Lomen is also prohibited from contacting a list of 33 members of the Klondike family unless she is invited or permitted to do so. Any contact shall be only for the purpose of making custody or access arrangements regarding her son, the judge said. 

Klondike was killed in the early hours of October 28, 2018. That night, there had been a Halloween party and fireworks display in the community, where witnesses said Lomen and Klondike were among many people drinking alcohol and smoking cannabis.

The couple had been having difficulties — a “strained releationship,” Justice Mahar said —because of Klondike’s drinking. 

The court heard that during the party, Lomen was extremely angry as she watched Klondike over-indulging and being “the life of the party.”

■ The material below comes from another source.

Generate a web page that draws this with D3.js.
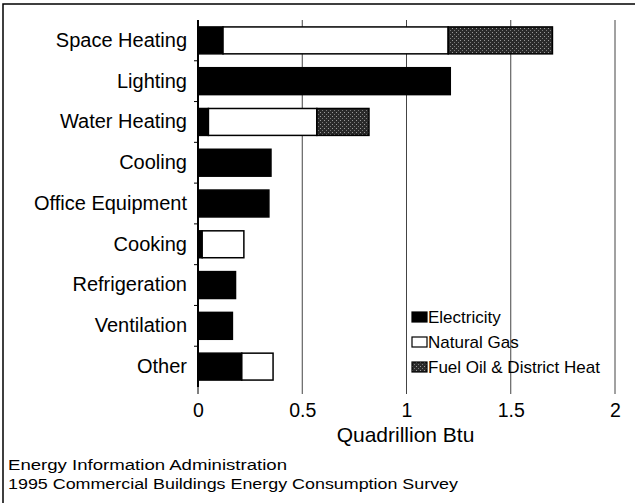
<!DOCTYPE html>
<html>
<head>
<meta charset="utf-8">
<script src="https://cdn.jsdelivr.net/npm/d3@7"></script>
<style>
  body { margin: 0; background: #fff; }
  svg { display: block; font-family: "Liberation Sans", Arial, sans-serif; }
</style>
</head>
<body>
<svg></svg>
<script>
// data (quadrillion Btu)
let categories = ['Space Heating', 'Lighting', 'Water Heating', 'Cooling', 'Office Equipment',
                  'Cooking', 'Refrigeration', 'Ventilation', 'Other']
let electricity = [0.12, 1.21, 0.05, 0.35, 0.34, 0.02, 0.18, 0.165, 0.21]
let naturalGas  = [1.08, 0,    0.52, 0,    0,    0.20, 0,    0,     0.15]
let fuelOil     = [0.50, 0,    0.25, 0,    0,    0,    0,    0,     0]
let seriesNames = ['Electricity', 'Natural Gas', 'Fuel Oil & District Heat']
let xTicks = [0, 0.5, 1, 1.5, 2]

let width = 635, height = 503
let margin = {top: 20, right: 20, bottom: 116, left: 198}

let svg = d3.select('svg')
            .attr('width', width)
            .attr('height', height)

// stipple pattern for fuel oil
let defs = svg.append('defs')
let pat = defs.append('pattern')
              .attr('id', 'stipple')
              .attr('width', 4)
              .attr('height', 4)
              .attr('patternUnits', 'userSpaceOnUse')
pat.append('rect').attr('width', 4).attr('height', 4).attr('fill', '#2a2a2a')
pat.append('rect').attr('x', 0).attr('y', 0).attr('width', 1).attr('height', 1).attr('fill', '#9a9a9a')
pat.append('rect').attr('x', 2).attr('y', 2).attr('width', 1).attr('height', 1).attr('fill', '#7a7a7a')

// frame (top + left edges visible in the scan)
svg.append('path')
   .attr('d', 'M3,503 V4 H635')
   .attr('fill', 'none')
   .attr('stroke', '#000')
   .attr('stroke-width', 1.5)

let x = d3.scaleLinear()
          .domain([0, 2])
          .range([margin.left, 615])

let y = d3.scaleBand()
          .domain(categories)
          .range([margin.top, 387])
          .paddingInner(0.34)
          .paddingOuter(0.17)

// gridlines, running down into the tick marks
svg.append('g')
   .selectAll('line')
   .data(xTicks)
   .enter()
   .append('line')
   .attr('x1', d => x(d)).attr('x2', d => x(d))
   .attr('y1', d => d === 0 ? 387 : margin.top).attr('y2', 394)
   .attr('stroke', d => d === 0 ? '#000' : '#444')
   .attr('stroke-width', 1)

// x axis labels
let xAxis = d3.axisBottom(x)
              .tickValues(xTicks)
              .tickFormat(d3.format('~g'))
              .tickSize(0)
              .tickPadding(0)
let gx = svg.append('g')
            .attr('transform', 'translate(0,' + 417 + ')')
            .call(xAxis)
gx.select('.domain').remove()
gx.selectAll('text')
  .attr('dy', 0)
  .attr('font-size', 19.5)
  .attr('font-family', '"Liberation Sans", Arial, sans-serif')
  .attr('fill', '#000')

svg.append('text')
   .attr('x', x(1) - 1)
   .attr('y', 442)
   .attr('text-anchor', 'middle')
   .attr('font-size', 21)
   .text('Quadrillion Btu')

// stacked data
let rows = categories.map((c, i) => ({
  cat: c,
  'Electricity': electricity[i],
  'Natural Gas': naturalGas[i],
  'Fuel Oil & District Heat': fuelOil[i]
}))
let stacked = d3.stack().keys(seriesNames)(rows)
let fills = {'Electricity': '#000', 'Natural Gas': '#fff', 'Fuel Oil & District Heat': 'url(#stipple)'}

svg.append('g')
   .selectAll('g')
   .data(stacked)
   .enter()
   .append('g')
   .attr('fill', d => fills[d.key])
   .selectAll('rect')
   .data(d => d.filter(p => p[1] - p[0] > 0))
   .enter()
   .append('rect')
   .attr('x', d => x(d[0]))
   .attr('y', d => y(d.data.cat))
   .attr('width', d => x(d[1]) - x(d[0]))
   .attr('height', y.bandwidth())
   .attr('stroke', '#000')
   .attr('stroke-width', 1.5)

// y axis
let yAxis = d3.axisLeft(y).tickSize(0).tickPadding(11)
let gy = svg.append('g')
            .attr('transform', 'translate(' + margin.left + ',0)')
            .call(yAxis)
gy.select('.domain').remove()
gy.selectAll('text')
  .attr('font-size', 20)
  .attr('font-family', '"Liberation Sans", Arial, sans-serif')
  .attr('fill', '#000')

// small ticks between the categories
let step = y.step()
svg.append('g')
   .selectAll('line')
   .data(categories.slice(1))
   .enter()
   .append('line')
   .attr('x1', margin.left - 4).attr('x2', margin.left)
   .attr('y1', d => y(d) - (step - y.bandwidth()) / 2)
   .attr('y2', d => y(d) - (step - y.bandwidth()) / 2)
   .attr('stroke', '#000')

svg.append('line')
   .attr('x1', margin.left).attr('x2', margin.left)
   .attr('y1', margin.top).attr('y2', 387)
   .attr('stroke', '#000')
   .attr('stroke-width', 2)

// legend
let legend = svg.append('g').attr('transform', 'translate(412,312)')
seriesNames.forEach((s, i) => {
  let g = legend.append('g').attr('transform', 'translate(0,' + i * 25 + ')')
  g.append('rect')
   .attr('width', 15).attr('height', 10)
   .attr('fill', fills[s])
   .attr('stroke', '#000')
   .attr('stroke-width', 1.2)
  g.append('text')
   .attr('x', 16).attr('y', 11)
   .attr('font-size', 17)
   .text(s)
})

// source
svg.append('text').attr('x', 8).attr('y', 470).attr('font-size', 15.5)
   .attr('textLength', 279).attr('lengthAdjust', 'spacingAndGlyphs')
   .text('Energy Information Administration')
svg.append('text').attr('x', 8).attr('y', 489).attr('font-size', 15.5)
   .attr('textLength', 450).attr('lengthAdjust', 'spacingAndGlyphs')
   .text('1995 Commercial Buildings Energy Consumption Survey')
</script>
</body>
</html>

Lomen wasn’t fully included in Klondike’s evening, leaving her feeling “alienated,” Crown prosecutor Duane Praught said, and concerned over how he would treat her when they went home.

Questioned by RCMP after she turning herself in, Lomen sobbed and confessed to the attack against her partner. “I killed him,” she was heard saying on tape.

However, she said she couldn’t remember all of the details.

“I am left with a reasonable doubt as to whether or not she intended to drive a knife into Danny Klondike’s chest,” Justice Mahar said in convicting Lomen of manslaughter. “It was an awful crime. Her small child was left covered in blood. She brought a knife into an argument.”